Providing preferential treatment by preparing different chairs is nowhere near the norm in international meetings. Nor is it a suitable topic for an angry debate. After all, it is up to the host to decide who is sitting where when the head of the host country meets with foreign visitors. In fact, Korea is one of the few, if not only, countries to see this as a sensitive issue.
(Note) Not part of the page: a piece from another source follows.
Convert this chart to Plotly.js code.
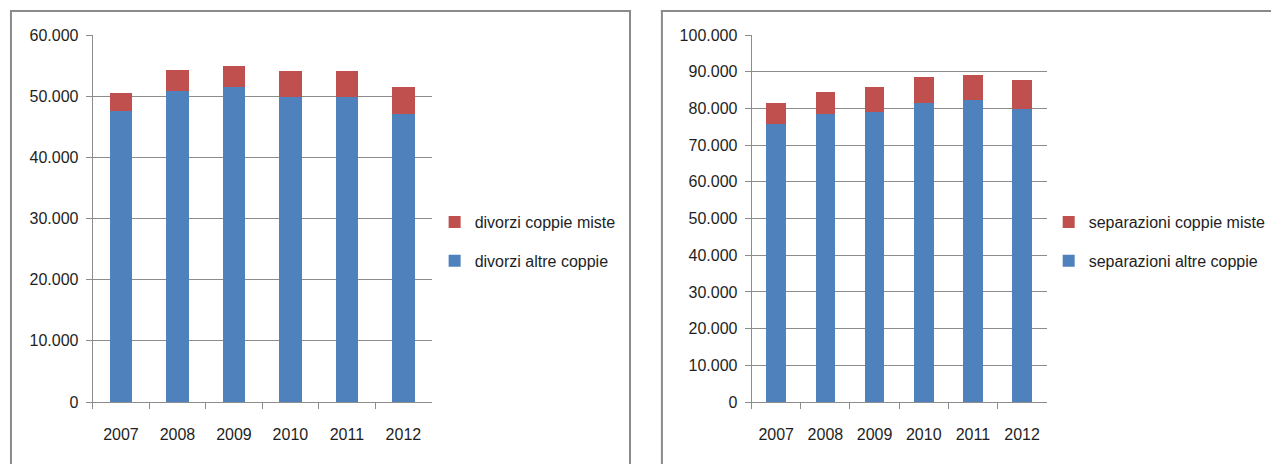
<!DOCTYPE html>
<html>
<head>
<meta charset="utf-8">
<script src="https://cdn.plot.ly/plotly-3.0.1.min.js"></script>
<style>html,body{margin:0;padding:0;background:#fff;}#chart{width:1271px;height:464px;}</style>
</head>
<body>
<div id="chart"></div>
<script>
const years = ['2007', '2008', '2009', '2010', '2011', '2012'];
const divorziAltre = [47550, 50870, 51420, 49890, 49890, 47060];
const divorziMiste = [2990, 3330, 3480, 4190, 4190, 4520];
const separazioniAltre = [75880, 78410, 78950, 81400, 82300, 79770];
const separazioniMiste = [5520, 6080, 7000, 7270, 6920, 8090];
const leftTicks = [0, 10000, 20000, 30000, 40000, 50000, 60000];
const rightTicks = [0, 10000, 20000, 30000, 40000, 50000, 60000, 70000, 80000, 90000, 100000];

const W = 1271, H = 464;
const px = v => v / W;
const py = v => (H - v) / H;

const BLUE = '#4F81BD', RED = '#C0504D';
const FONT = {family: '"Liberation Sans", Arial, sans-serif', size: 16, color: '#1e1e1e'};

const traces = [
  {type: 'bar', x: years, y: divorziAltre, name: 'divorzi altre coppie', marker: {color: BLUE},
   xaxis: 'x', yaxis: 'y', legend: 'legend', legendgroup: 'a', legendrank: 2},
  {type: 'bar', x: years, y: divorziMiste, name: 'divorzi coppie miste', marker: {color: RED},
   xaxis: 'x', yaxis: 'y', legend: 'legend', legendgroup: 'b', legendrank: 1},
  {type: 'bar', x: years, y: separazioniAltre, name: 'separazioni altre coppie', marker: {color: BLUE},
   xaxis: 'x2', yaxis: 'y2', legend: 'legend2', legendgroup: 'c', legendrank: 2},
  {type: 'bar', x: years, y: separazioniMiste, name: 'separazioni coppie miste', marker: {color: RED},
   xaxis: 'x2', yaxis: 'y2', legend: 'legend2', legendgroup: 'd', legendrank: 1}
];

const GRID = '#8c8c8c';
function xAxis(d) {
  return {domain: d, type: 'category', showgrid: false, showline: true, linecolor: GRID, linewidth: 1,
          ticks: 'outside', tickson: 'boundaries', ticklen: 6, tickcolor: GRID,
          ticklabelstandoff: 18, tickfont: FONT, fixedrange: true, zeroline: false};
}
function yAxis(d, range, vals) {
  return {domain: d, range: range, tickvals: vals, tickformat: ',d', showgrid: true, gridcolor: GRID,
          gridwidth: 1, showline: true, linecolor: GRID, linewidth: 1, ticks: 'outside', ticklen: 6,
          tickcolor: GRID, tickfont: FONT, zeroline: false, fixedrange: true, ticklabelstandoff: 4};
}

const frameLine = {color: '#8a8a8a', width: 2};
const layout = {
  width: W, height: H,
  margin: {l: 0, r: 0, t: 0, b: 0},
  paper_bgcolor: '#fff', plot_bgcolor: '#fff',
  separators: ',.',
  barmode: 'stack', bargap: 0.6,
  font: FONT,
  xaxis: xAxis([px(93), px(433)]),
  yaxis: yAxis([py(402), py(35)], [0, 60000], leftTicks),
  xaxis2: Object.assign(xAxis([px(754), px(1050)]), {anchor: 'y2'}),
  yaxis2: Object.assign(yAxis([py(402), py(35)], [0, 100000], rightTicks), {anchor: 'x2'}),
  legend: {x: px(436), y: py(205), xanchor: 'left', yanchor: 'top', traceorder: 'grouped',
           tracegroupgap: 15, font: FONT, bgcolor: 'rgba(0,0,0,0)', itemwidth: 30},
  legend2: {x: px(1052), y: py(205), xanchor: 'left', yanchor: 'top', traceorder: 'grouped',
            tracegroupgap: 15, font: FONT, bgcolor: 'rgba(0,0,0,0)', itemwidth: 30},
  shapes: [
    {type: 'line', xref: 'paper', yref: 'paper', x0: px(11), x1: px(11), y0: py(10), y1: -0.05, line: frameLine},
    {type: 'line', xref: 'paper', yref: 'paper', x0: px(10), x1: px(633), y0: py(11), y1: py(11), line: frameLine},
    {type: 'line', xref: 'paper', yref: 'paper', x0: px(632), x1: px(632), y0: py(10), y1: -0.05, line: frameLine},
    {type: 'line', xref: 'paper', yref: 'paper', x0: px(664), x1: px(664), y0: py(10), y1: -0.05, line: frameLine},
    {type: 'line', xref: 'paper', yref: 'paper', x0: px(663), x1: 1.05, y0: py(11), y1: py(11), line: frameLine}
  ]
};

Plotly.newPlot('chart', traces, layout, {displayModeBar: false, staticPlot: true});
</script>
</body>
</html>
Personally, this journalist felt that Abe’s loud chairs symbolized his blind pursuit of “my way” where there is no consideration for others. As once mentioned by Kono Ryohei, a former member of Japan’s House of Representative, perhaps it is the case where the specter of Abe’s personality issue is rearing its head after his prolonged rule. After the replacement of chairs was made, Abe’s corruption scandal over an ultra-nationalist school came out. Is he signaling his ambition to pursue “power diplomacy” with scant logic and courtesy to keep abreast with the launch of the Trump administration?
Finding himself in a fix over the matter of “comfort women,” who were forced into sexual slavery by the Imperial Japanese Army, South Korean President Moon Jae-in must be deeply disappointed with Prime Minister Abe’s intransigence. Japan’s hint at a possible refusal to compete in the Winter Olympics must be disturbing news for President Moon, considering the importance that a successful hosting bears to him.
Under the Park Geun-hye administration, South Korea demanded emotional measures should be taken for the settlement of comfort women issues, and Japan retorted that it would never consider such measures, “not even one bit,” and given the history, the latest responses from Japan are mild by comparison. This journalist wonders how President Moon Jae-in will forge a “future-oriented cooperative relationship” with Abe. The Moon administration has yet to find an expert who will spearhead the diplomatic effort towards Japan with an accurate understanding of reality and a sophisticated strategy. Naturally, this remains a grave concern.